> _Short task_
Skip all pictures, then copy the lines from the start of the data through the line with "(rec) at (232,453)", keeping both ends.

> _Collected data_
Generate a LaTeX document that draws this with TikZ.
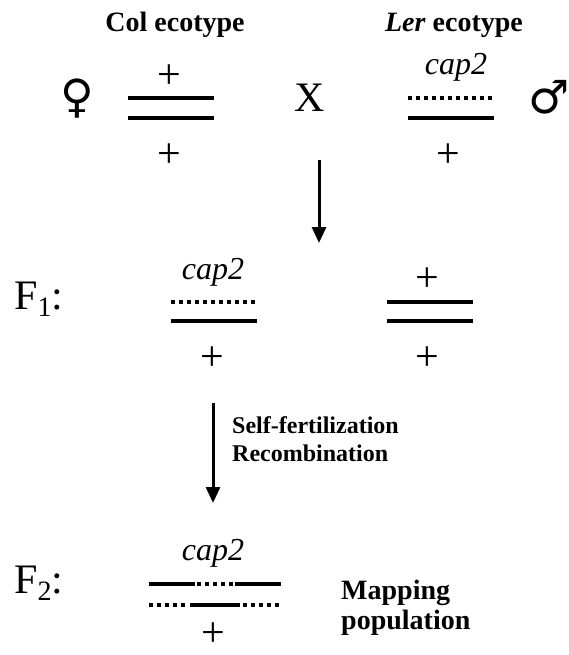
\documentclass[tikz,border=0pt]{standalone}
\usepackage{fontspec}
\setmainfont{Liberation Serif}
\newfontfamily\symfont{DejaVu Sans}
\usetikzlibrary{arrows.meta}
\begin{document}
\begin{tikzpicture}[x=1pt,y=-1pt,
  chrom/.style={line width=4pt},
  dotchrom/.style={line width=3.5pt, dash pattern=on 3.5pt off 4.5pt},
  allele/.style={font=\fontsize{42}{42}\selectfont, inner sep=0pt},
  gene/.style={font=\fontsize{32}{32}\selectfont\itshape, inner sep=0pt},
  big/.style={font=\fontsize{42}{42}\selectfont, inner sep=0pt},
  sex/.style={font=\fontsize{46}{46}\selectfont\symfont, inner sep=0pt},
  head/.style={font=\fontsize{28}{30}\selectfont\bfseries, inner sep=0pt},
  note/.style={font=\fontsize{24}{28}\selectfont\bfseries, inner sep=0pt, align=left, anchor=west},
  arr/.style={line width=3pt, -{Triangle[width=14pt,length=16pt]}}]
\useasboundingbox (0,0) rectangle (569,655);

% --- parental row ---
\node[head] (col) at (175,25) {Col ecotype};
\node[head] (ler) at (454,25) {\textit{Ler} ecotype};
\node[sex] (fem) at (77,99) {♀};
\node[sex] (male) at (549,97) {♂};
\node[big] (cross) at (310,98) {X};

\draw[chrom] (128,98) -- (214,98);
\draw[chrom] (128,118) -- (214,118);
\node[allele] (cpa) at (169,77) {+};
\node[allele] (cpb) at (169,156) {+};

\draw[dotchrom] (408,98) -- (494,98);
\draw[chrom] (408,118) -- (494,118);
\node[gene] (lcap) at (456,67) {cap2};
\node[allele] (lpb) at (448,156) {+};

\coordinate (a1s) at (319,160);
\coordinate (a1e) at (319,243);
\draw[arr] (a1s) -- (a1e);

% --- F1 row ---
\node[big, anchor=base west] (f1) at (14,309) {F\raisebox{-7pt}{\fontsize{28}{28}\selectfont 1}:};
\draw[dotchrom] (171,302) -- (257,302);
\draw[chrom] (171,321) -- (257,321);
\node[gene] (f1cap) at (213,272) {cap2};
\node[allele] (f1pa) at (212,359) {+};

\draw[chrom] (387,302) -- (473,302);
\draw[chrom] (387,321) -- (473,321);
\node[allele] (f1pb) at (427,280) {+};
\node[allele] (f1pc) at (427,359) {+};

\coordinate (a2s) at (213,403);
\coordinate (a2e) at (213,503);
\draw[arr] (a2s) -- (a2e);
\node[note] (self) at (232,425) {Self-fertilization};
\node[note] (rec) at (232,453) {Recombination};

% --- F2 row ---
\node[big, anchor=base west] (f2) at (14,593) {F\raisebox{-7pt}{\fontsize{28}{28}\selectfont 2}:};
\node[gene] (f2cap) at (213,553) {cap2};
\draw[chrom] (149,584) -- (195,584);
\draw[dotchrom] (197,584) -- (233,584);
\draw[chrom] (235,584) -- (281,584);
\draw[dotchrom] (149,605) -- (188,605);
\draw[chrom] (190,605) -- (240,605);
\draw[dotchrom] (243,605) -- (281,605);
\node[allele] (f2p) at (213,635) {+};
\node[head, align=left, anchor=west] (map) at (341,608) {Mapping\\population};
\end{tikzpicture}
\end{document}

> _Answer below_
Generate a LaTeX document that draws this with TikZ.
\documentclass[tikz,border=0pt]{standalone}
\usepackage{fontspec}
\setmainfont{Liberation Serif}
\newfontfamily\symfont{DejaVu Sans}
\usetikzlibrary{arrows.meta}
\begin{document}
\begin{tikzpicture}[x=1pt,y=-1pt,
  chrom/.style={line width=4pt},
  dotchrom/.style={line width=3.5pt, dash pattern=on 3.5pt off 4.5pt},
  allele/.style={font=\fontsize{42}{42}\selectfont, inner sep=0pt},
  gene/.style={font=\fontsize{32}{32}\selectfont\itshape, inner sep=0pt},
  big/.style={font=\fontsize{42}{42}\selectfont, inner sep=0pt},
  sex/.style={font=\fontsize{46}{46}\selectfont\symfont, inner sep=0pt},
  head/.style={font=\fontsize{28}{30}\selectfont\bfseries, inner sep=0pt},
  note/.style={font=\fontsize{24}{28}\selectfont\bfseries, inner sep=0pt, align=left, anchor=west},
  arr/.style={line width=3pt, -{Triangle[width=14pt,length=16pt]}}]
\useasboundingbox (0,0) rectangle (569,655);

% --- parental row ---
\node[head] (col) at (175,25) {Col ecotype};
\node[head] (ler) at (454,25) {\textit{Ler} ecotype};
\node[sex] (fem) at (77,99) {♀};
\node[sex] (male) at (549,97) {♂};
\node[big] (cross) at (310,98) {X};

\draw[chrom] (128,98) -- (214,98);
\draw[chrom] (128,118) -- (214,118);
\node[allele] (cpa) at (169,77) {+};
\node[allele] (cpb) at (169,156) {+};

\draw[dotchrom] (408,98) -- (494,98);
\draw[chrom] (408,118) -- (494,118);
\node[gene] (lcap) at (456,67) {cap2};
\node[allele] (lpb) at (448,156) {+};

\coordinate (a1s) at (319,160);
\coordinate (a1e) at (319,243);
\draw[arr] (a1s) -- (a1e);

% --- F1 row ---
\node[big, anchor=base west] (f1) at (14,309) {F\raisebox{-7pt}{\fontsize{28}{28}\selectfont 1}:};
\draw[dotchrom] (171,302) -- (257,302);
\draw[chrom] (171,321) -- (257,321);
\node[gene] (f1cap) at (213,272) {cap2};
\node[allele] (f1pa) at (212,359) {+};

\draw[chrom] (387,302) -- (473,302);
\draw[chrom] (387,321) -- (473,321);
\node[allele] (f1pb) at (427,280) {+};
\node[allele] (f1pc) at (427,359) {+};

\coordinate (a2s) at (213,403);
\coordinate (a2e) at (213,503);
\draw[arr] (a2s) -- (a2e);
\node[note] (self) at (232,425) {Self-fertilization};
\node[note] (rec) at (232,453) {Recombination};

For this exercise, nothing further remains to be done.